Based on Plot 1, Canada's national electricity system is defined by stable total generation and a gradual shift away from coal toward cleaner energy sources. Total electricity generation has remained relatively steady at just under 600 TWh annually, indicating that national electricity demand has been broadly stable over the period shown. Within this stable total, however, the composition of generation has changed. Hydroelectric power continues to dominate Canada's electricity supply, while nuclear generation provides a consistent low-emissions baseload. At the same time, the share of coal-fired generation has declined noticeably, while natural gas and other renewable sources have gradually increased their contribution to the electricity mix. This suggests that Canada's electricity sector has been transitioning toward cleaner generation without major changes in total electricity output, reflecting both provincial coal phase-out policies and the expansion of wind and solar generation. The key takeaway is that Canada's electricity sector has reduced emissions primarily through changes in the generation mix rather than large changes in total electricity output, reinforcing the importance of energy policy and generation technology in driving decarbonization.

Plot 2

Based on Plot 2, Alberta's electricity system has undergone a major structural transition away from coal toward natural gas and renewable generation. Historically, Alberta relied heavily on coal, which accounted for roughly 80%+ of electricity generation in the early 1990s, but by 2023 coal's share had fallen to roughly 15–20% as the province implemented coal phase-out policies. This decline has largely been replaced by natural gas generation, which expanded from roughly 10–15% of generation in the early 1990s to around 55–60% by 2023, becoming the dominant electricity source in the province. At the same time, renewable generation has grown steadily since the mid-2000s, increasing from near zero around 2005 to roughly 20–25% of generation by 2023, driven primarily by wind development. Despite these major shifts in generation composition, Alberta's total electricity production has remained relatively stable at just under 60 TWh annually, representing roughly 10% of Canada's total electricity generation. Overall, this comparison illustrates how different generation mixes can maintain similar levels of electricity production, while shifting the sources used to produce that power. Alberta's transition from heavy coal reliance toward natural gas and wind generation demonstrates how the province has been able to maintain stable electricity output while adopting cleaner generation sources, aligning more closely with Canada's broader net-zero and emissions reduction goals.

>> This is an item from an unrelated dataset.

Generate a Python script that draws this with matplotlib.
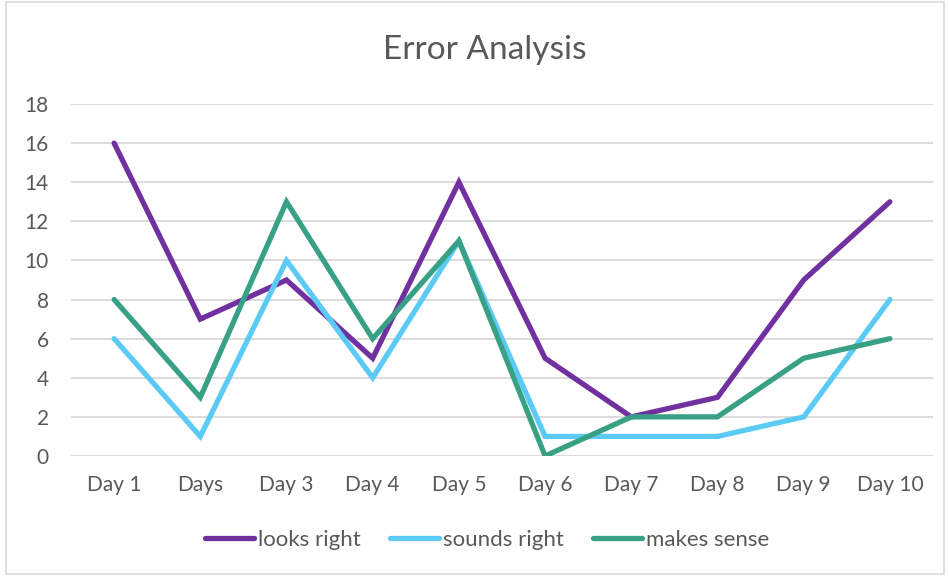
import matplotlib
matplotlib.use("Agg")
import matplotlib.pyplot as plt
from matplotlib.patches import Rectangle

categories = ["Day 1", "Days", "Day 3", "Day 4", "Day 5", "Day 6", "Day 7", "Day 8", "Day 9", "Day 10"]
looks_right = [16, 7, 9, 5, 14, 5, 2, 3, 9, 13]
sounds_right = [6, 1, 10, 4, 11, 1, 1, 1, 2, 8]
makes_sense = [8, 3, 13, 6, 11, 0, 2, 2, 5, 6]
yticks = [0, 2, 4, 6, 8, 10, 12, 14, 16, 18]

plt.rcParams['font.family'] = ['Lato', 'DejaVu Sans']
txt = '#595959'

fig = plt.figure(figsize=(9.49, 5.76), dpi=100)
ax = fig.add_axes([71/949, 120/576, (933-71)/949, (456-104)/576])

x = list(range(len(categories)))
ax.plot(x, looks_right, color='#7030A0', lw=3.8, label='looks right', solid_capstyle='round', solid_joinstyle='miter', zorder=3)
ax.plot(x, sounds_right, color='#5BCBF5', lw=3.8, label='sounds right', solid_capstyle='round', solid_joinstyle='miter', zorder=3)
ax.plot(x, makes_sense, color='#38A185', lw=3.8, label='makes sense', solid_capstyle='round', solid_joinstyle='miter', zorder=3)

ax.set_xlim(-0.5, len(categories) - 0.5)
ax.set_ylim(0, 18)
ax.set_yticks(yticks)
ax.set_xticks(x)
ax.set_xticklabels(categories)
ax.tick_params(length=0, labelsize=15, labelcolor=txt)
ax.tick_params(axis='x', pad=14)
ax.tick_params(axis='y', pad=16)
ax.grid(axis='y', color='#D9D9D9', lw=1.3)
ax.set_axisbelow(True)
for s in ax.spines.values():
    s.set_visible(False)

fig.text(485/949, 1 - 50/576, "Error Analysis", ha='center', va='center', fontsize=24, color=txt)

leg = fig.legend(loc='center', bbox_to_anchor=(487/949, 1 - 540/576), ncol=3, frameon=False,
                 fontsize=16, labelcolor=txt, handlelength=2.2, handletextpad=0.2, columnspacing=1.3)

fig.patches.append(Rectangle((6/949, 2/576), 938/949, 572/576, transform=fig.transFigure,
                             fill=False, edgecolor='#D9D9D9', lw=1.2))

fig.savefig("out.png", dpi=100)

Deliverable 3: Emissions from electricity generation

This deliverable examines how greenhouse gas emissions from Canada's electricity sector have evolved over time and how they are projected to change under future policy scenarios. The visualizations demonstrate how reductions in coal generation and shifts toward cleaner energy sources have contributed to a steady decline in electricity sector emissions across Canada.

Deliverable 4: The Merit Order — Electricity Market Dispatch in Alberta

This final visualization illustrates the merit-order structure of Alberta's electricity market, which determines the order in which generators are dispatched to meet demand based on their marginal costs. Lower-cost generation sources are dispatched first, while higher-cost units enter the market as demand increases. The chart shows how generation sources such as wind, hydro, and imports typically appear earlier in the supply stack, while higher-cost generation sources set the market clearing price when demand approaches system capacity. This mechanism plays a critical role in determining electricity prices and reflects how market design influences the economic incentives for different types of generation technologies.